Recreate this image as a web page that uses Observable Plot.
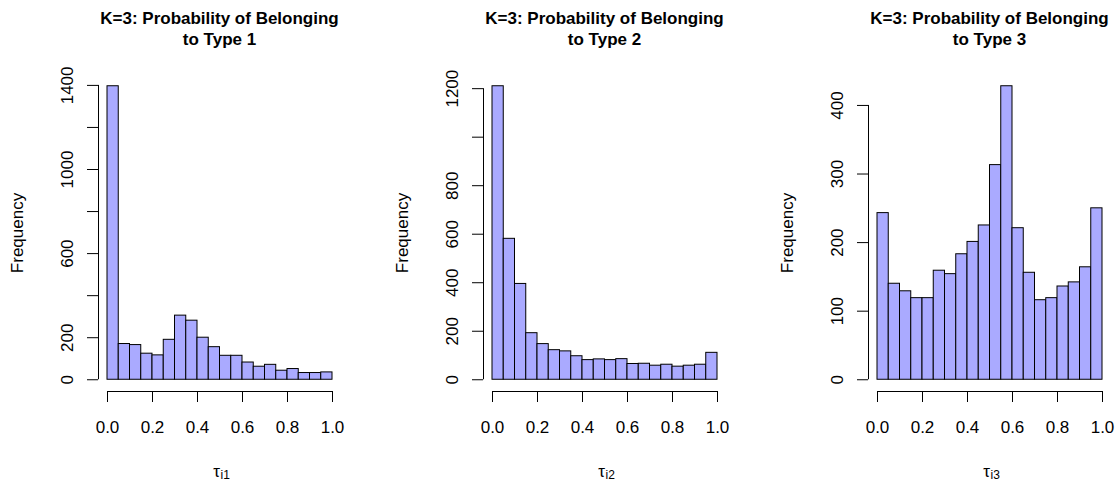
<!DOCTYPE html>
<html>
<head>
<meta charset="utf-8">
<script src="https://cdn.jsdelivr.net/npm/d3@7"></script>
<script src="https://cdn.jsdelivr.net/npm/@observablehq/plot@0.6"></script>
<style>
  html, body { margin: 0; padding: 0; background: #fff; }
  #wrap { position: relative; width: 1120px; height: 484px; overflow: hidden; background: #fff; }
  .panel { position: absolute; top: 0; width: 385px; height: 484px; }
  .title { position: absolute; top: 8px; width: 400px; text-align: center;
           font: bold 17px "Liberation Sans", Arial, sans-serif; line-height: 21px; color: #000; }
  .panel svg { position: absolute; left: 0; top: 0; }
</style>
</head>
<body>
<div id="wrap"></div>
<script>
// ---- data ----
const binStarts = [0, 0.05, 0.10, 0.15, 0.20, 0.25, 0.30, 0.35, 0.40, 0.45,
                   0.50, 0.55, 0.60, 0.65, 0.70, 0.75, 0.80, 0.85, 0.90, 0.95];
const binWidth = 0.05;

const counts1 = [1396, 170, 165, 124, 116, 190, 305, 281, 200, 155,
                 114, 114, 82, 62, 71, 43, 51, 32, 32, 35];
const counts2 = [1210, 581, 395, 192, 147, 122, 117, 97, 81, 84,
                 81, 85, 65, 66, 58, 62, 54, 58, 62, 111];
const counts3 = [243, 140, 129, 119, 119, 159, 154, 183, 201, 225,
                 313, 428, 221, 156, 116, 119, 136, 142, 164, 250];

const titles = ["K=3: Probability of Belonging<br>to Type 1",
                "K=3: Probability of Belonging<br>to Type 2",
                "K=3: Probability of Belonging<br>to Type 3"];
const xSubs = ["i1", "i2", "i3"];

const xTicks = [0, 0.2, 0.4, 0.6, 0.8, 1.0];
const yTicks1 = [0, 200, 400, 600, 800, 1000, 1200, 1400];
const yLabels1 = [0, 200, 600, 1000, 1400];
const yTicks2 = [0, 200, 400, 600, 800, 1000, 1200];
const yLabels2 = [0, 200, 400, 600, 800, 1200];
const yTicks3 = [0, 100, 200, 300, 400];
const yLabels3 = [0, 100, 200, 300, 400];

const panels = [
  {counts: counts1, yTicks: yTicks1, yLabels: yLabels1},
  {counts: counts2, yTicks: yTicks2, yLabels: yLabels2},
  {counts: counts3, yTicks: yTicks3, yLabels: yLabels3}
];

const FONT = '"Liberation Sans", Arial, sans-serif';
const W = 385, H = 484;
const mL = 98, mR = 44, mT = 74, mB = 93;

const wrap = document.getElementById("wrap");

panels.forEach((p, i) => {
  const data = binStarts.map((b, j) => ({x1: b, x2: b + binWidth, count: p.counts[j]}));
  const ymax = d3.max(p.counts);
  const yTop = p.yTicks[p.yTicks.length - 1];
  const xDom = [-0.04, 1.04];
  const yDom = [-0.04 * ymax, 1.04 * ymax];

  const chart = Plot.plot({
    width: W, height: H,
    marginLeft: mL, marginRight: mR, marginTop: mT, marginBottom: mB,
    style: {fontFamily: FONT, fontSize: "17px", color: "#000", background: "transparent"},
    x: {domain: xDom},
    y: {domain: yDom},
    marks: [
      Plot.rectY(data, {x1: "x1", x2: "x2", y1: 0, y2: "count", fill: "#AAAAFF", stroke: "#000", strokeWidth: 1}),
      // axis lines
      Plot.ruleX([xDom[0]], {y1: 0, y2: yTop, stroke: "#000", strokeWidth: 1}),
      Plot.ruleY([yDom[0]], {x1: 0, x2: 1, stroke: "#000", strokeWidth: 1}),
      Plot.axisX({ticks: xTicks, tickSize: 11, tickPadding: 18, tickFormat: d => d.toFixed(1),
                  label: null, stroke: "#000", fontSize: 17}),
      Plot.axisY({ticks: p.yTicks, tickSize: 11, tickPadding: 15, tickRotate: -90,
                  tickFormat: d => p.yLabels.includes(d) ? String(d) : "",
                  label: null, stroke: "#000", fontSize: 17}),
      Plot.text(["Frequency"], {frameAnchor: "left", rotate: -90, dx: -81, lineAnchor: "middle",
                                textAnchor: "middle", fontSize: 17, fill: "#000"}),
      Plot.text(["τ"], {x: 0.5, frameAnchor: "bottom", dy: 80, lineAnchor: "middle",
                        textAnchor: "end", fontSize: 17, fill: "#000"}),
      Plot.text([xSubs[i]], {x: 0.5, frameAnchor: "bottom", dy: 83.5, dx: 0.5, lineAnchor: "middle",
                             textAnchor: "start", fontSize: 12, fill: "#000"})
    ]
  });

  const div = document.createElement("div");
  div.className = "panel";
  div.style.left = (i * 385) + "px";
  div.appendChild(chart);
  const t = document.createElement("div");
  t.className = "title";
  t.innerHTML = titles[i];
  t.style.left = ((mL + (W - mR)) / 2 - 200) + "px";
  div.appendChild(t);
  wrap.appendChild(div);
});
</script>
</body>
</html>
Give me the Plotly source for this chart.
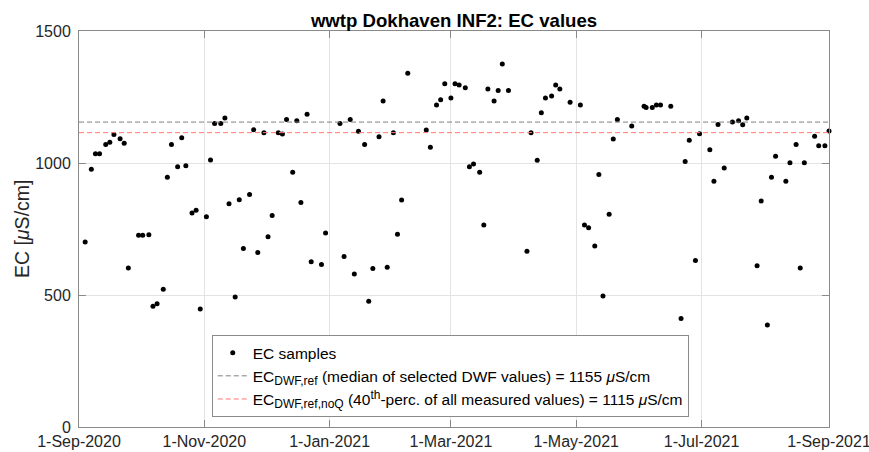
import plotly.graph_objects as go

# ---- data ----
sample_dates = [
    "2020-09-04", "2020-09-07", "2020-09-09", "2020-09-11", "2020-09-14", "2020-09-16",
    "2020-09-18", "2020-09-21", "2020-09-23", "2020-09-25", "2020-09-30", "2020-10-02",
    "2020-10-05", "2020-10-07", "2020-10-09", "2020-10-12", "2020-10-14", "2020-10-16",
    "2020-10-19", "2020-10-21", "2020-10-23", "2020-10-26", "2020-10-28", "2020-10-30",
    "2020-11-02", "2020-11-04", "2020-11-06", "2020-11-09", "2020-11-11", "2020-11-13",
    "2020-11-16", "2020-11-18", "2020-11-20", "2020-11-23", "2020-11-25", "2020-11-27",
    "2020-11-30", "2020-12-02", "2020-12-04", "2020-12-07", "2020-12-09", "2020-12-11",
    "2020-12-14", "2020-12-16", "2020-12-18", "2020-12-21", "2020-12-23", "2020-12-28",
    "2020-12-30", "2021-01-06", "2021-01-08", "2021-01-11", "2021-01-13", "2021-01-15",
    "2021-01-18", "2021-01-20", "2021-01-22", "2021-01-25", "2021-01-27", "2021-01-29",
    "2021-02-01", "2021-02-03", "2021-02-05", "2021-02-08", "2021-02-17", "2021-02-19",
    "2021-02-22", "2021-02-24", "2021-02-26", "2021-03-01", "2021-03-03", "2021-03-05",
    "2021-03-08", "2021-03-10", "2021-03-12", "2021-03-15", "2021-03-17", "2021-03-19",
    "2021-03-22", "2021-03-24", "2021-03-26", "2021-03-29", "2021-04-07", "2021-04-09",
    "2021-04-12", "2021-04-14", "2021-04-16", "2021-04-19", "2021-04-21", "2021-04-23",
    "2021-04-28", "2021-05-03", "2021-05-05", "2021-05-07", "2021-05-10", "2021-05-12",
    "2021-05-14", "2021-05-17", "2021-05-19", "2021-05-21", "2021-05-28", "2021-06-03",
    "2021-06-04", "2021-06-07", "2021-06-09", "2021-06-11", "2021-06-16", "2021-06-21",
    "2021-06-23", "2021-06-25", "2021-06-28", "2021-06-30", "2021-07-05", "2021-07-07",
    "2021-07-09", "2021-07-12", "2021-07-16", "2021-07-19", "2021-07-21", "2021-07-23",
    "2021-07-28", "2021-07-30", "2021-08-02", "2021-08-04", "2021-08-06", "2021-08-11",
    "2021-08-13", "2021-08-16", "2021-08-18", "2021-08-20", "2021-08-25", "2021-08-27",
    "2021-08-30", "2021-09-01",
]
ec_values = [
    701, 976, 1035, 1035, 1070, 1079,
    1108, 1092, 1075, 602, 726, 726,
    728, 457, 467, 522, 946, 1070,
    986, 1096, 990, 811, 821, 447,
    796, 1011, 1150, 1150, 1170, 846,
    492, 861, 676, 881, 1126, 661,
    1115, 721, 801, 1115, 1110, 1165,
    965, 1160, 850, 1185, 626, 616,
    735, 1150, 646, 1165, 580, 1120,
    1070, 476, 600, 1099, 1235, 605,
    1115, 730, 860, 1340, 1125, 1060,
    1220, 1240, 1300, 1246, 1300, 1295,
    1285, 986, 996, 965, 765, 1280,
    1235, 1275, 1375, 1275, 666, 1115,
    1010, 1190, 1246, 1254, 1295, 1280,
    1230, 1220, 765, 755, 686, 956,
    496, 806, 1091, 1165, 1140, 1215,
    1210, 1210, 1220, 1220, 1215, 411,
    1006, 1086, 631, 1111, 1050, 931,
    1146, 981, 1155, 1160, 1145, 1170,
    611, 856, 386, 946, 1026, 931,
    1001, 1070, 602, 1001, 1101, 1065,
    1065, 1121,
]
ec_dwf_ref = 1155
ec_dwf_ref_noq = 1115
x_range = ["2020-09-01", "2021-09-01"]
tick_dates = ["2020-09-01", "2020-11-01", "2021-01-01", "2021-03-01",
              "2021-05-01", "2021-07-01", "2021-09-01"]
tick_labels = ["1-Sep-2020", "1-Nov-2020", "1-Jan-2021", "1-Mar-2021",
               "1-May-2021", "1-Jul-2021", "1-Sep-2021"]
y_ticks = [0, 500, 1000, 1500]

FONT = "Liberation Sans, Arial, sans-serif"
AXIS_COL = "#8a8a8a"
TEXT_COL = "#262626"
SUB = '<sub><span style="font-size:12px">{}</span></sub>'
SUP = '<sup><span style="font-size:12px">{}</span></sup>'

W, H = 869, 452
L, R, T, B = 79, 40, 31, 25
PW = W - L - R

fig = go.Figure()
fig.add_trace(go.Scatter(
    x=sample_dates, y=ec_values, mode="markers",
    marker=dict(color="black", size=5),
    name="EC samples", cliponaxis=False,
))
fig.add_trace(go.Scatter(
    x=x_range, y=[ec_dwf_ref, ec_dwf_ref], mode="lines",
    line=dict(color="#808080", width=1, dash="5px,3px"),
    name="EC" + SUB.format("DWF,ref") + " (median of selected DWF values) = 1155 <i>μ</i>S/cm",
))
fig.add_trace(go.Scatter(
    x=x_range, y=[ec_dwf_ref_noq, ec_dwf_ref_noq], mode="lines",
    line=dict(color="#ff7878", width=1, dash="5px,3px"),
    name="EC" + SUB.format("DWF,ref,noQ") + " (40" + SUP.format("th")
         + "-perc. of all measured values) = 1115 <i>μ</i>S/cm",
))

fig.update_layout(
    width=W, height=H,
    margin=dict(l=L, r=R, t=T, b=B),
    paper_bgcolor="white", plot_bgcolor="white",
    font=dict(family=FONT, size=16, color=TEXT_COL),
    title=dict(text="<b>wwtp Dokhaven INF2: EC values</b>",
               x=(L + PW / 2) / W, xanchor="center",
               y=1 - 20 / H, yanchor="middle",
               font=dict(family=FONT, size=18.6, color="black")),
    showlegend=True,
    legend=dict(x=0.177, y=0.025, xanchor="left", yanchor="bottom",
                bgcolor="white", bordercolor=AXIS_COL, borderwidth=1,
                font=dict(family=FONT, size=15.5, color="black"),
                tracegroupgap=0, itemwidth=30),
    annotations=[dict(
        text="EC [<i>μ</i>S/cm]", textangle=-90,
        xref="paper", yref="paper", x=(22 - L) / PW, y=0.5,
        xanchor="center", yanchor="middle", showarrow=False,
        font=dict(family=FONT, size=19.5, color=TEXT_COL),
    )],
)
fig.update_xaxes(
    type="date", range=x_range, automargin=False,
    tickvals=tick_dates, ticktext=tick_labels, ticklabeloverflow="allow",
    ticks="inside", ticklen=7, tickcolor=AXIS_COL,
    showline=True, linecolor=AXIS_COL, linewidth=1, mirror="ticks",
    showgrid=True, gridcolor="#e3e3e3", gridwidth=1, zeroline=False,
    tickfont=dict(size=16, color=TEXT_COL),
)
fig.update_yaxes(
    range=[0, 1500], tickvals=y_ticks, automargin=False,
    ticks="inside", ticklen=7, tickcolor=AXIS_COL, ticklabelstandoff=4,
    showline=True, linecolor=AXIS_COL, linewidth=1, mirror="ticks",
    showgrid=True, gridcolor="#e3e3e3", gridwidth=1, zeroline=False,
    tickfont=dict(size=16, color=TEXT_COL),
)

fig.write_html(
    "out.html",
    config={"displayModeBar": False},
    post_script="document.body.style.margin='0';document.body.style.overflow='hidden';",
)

**Do this:** Everything above from the line with "Give me the Plotly source for this chart." through the line with "import plotly.graph_objects as go" should be retyped exactly, and nothing else; omit pictures.

**Solution below:**
Give me the Plotly source for this chart.
import plotly.graph_objects as go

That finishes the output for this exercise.